> **WHAT IS BEING ASKED**
Begin with the first line and repeat exactly through the line containing "(0,0) rectangle (960,540);"; leave every image out.

> **DATA EXCERPT**
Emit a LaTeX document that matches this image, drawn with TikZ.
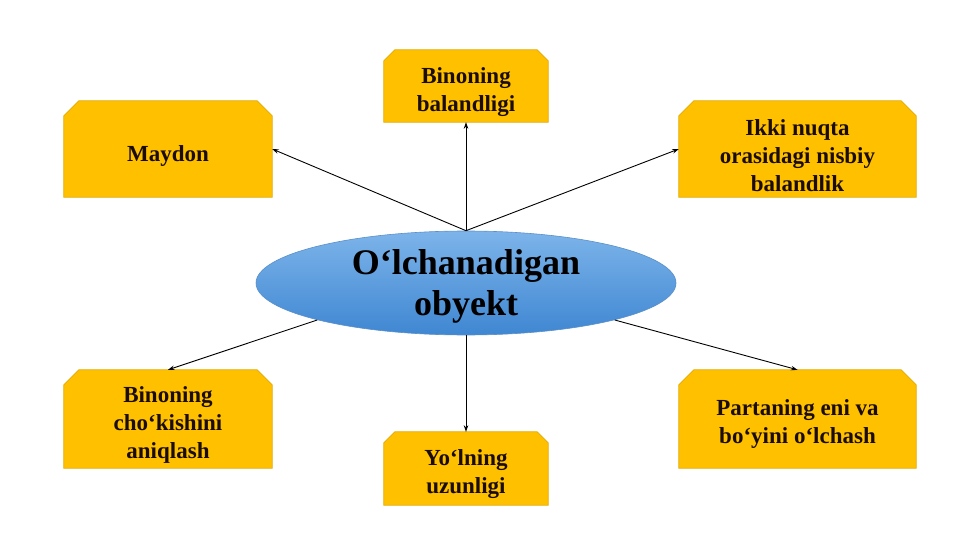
\documentclass[tikz,border=0pt]{standalone}
\usepackage{fontspec}
\setmainfont{Liberation Serif}
\usetikzlibrary{shapes.geometric,arrows.meta}
\definecolor{boxfill}{HTML}{FFC000}
\definecolor{boxline}{HTML}{E3A900}
\definecolor{elltop}{HTML}{7DB4EA}
\definecolor{ellbot}{HTML}{3F87D2}
\definecolor{ellline}{HTML}{5A8FC8}
\definecolor{txt}{HTML}{1A0D00}
\tikzset{
  gbox/.style={minimum width=#1, inner sep=0pt},
  gtext/.style={inner sep=0pt, align=center, text=txt,
    font=\fontsize{23}{28}\selectfont\bfseries},
  link/.style={draw=black, line width=0.9pt, -{Stealth[length=6.5pt,width=4.5pt]}},
  hub/.style={ellipse, minimum width=420pt, minimum height=104pt, inner sep=0pt,
    top color=elltop, bottom color=ellbot, draw=ellline, line width=0.6pt},
  hubtext/.style={inner sep=0pt, align=center, text=black,
    font=\fontsize{36}{41}\selectfont\bfseries}
}
% chamfered outline of a named node: #1 name, #2 chamfer
\newcommand{\snipbox}[2]{%
  \path[fill=boxfill, draw=boxline, line width=0.7pt]
    (#1.south west) -- ([yshift=-#2]#1.north west) -- ([xshift=#2]#1.north west)
    -- ([xshift=-#2]#1.north east) -- ([yshift=-#2]#1.north east) -- (#1.south east) -- cycle;}
\begin{document}
\begin{tikzpicture}[x=1pt,y=-1pt]
\useasboundingbox (0,0) rectangle (960,540);

\node[gbox=208pt, minimum height=96pt] (maydon) at (168,149) {};
\node[gbox=164pt, minimum height=72pt] (bin) at (466,86) {};
\node[gbox=237pt, minimum height=96pt] (ikki) at (797.5,149) {};
\node[gbox=208pt, minimum height=98pt] (chok) at (168,419) {};
\node[gbox=164pt, minimum height=73pt] (yol) at (466,468.5) {};
\node[gbox=237pt, minimum height=98pt] (part) at (797.5,419) {};

\snipbox{maydon}{15pt}
\snipbox{bin}{11pt}
\snipbox{ikki}{15pt}
\snipbox{chok}{15pt}
\snipbox{yol}{11pt}
\snipbox{part}{15pt}

\node[gtext] (maydon-t) at ([yshift=-7pt]maydon.center) {Maydon};
\node[gtext] (bin-t) at ([yshift=-6pt]bin.center) {Binoning\\balandligi};
\node[gtext] (ikki-t) at ([yshift=-7pt]ikki.center) {Ikki nuqta\\orasidagi nisbiy\\balandlik};
\node[gtext] (chok-t) at ([yshift=-6pt]chok.center) {Binoning\\cho‘kishini\\aniqlash};
\node[gtext] (yol-t) at ([yshift=-6pt]yol.center) {Yo‘lning\\uzunligi};
\node[gtext] (part-t) at ([yshift=-5pt]part.center) {Partaning eni va\\bo‘yini o‘lchash};

\node[hub] (el) at (466,283) {};
\node[hubtext] (el-t) at ([yshift=-3pt]el.center) {O‘lchanadigan\\obyekt};

\draw[link] (el.north) -- (maydon.east);
\draw[link] (el.north) -- (bin.south);
\draw[link] (el.north) -- (ikki.west);
\draw[link] (el.south west) -- (chok.north);
\draw[link] (el.south) -- (yol.north);
\draw[link] (el.south east) -- (part.north);
\end{tikzpicture}
\end{document}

> **RESULT FOR THIS EXERCISE**
Emit a LaTeX document that matches this image, drawn with TikZ.
\documentclass[tikz,border=0pt]{standalone}
\usepackage{fontspec}
\setmainfont{Liberation Serif}
\usetikzlibrary{shapes.geometric,arrows.meta}
\definecolor{boxfill}{HTML}{FFC000}
\definecolor{boxline}{HTML}{E3A900}
\definecolor{elltop}{HTML}{7DB4EA}
\definecolor{ellbot}{HTML}{3F87D2}
\definecolor{ellline}{HTML}{5A8FC8}
\definecolor{txt}{HTML}{1A0D00}
\tikzset{
  gbox/.style={minimum width=#1, inner sep=0pt},
  gtext/.style={inner sep=0pt, align=center, text=txt,
    font=\fontsize{23}{28}\selectfont\bfseries},
  link/.style={draw=black, line width=0.9pt, -{Stealth[length=6.5pt,width=4.5pt]}},
  hub/.style={ellipse, minimum width=420pt, minimum height=104pt, inner sep=0pt,
    top color=elltop, bottom color=ellbot, draw=ellline, line width=0.6pt},
  hubtext/.style={inner sep=0pt, align=center, text=black,
    font=\fontsize{36}{41}\selectfont\bfseries}
}
% chamfered outline of a named node: #1 name, #2 chamfer
\newcommand{\snipbox}[2]{%
  \path[fill=boxfill, draw=boxline, line width=0.7pt]
    (#1.south west) -- ([yshift=-#2]#1.north west) -- ([xshift=#2]#1.north west)
    -- ([xshift=-#2]#1.north east) -- ([yshift=-#2]#1.north east) -- (#1.south east) -- cycle;}
\begin{document}
\begin{tikzpicture}[x=1pt,y=-1pt]
\useasboundingbox (0,0) rectangle (960,540);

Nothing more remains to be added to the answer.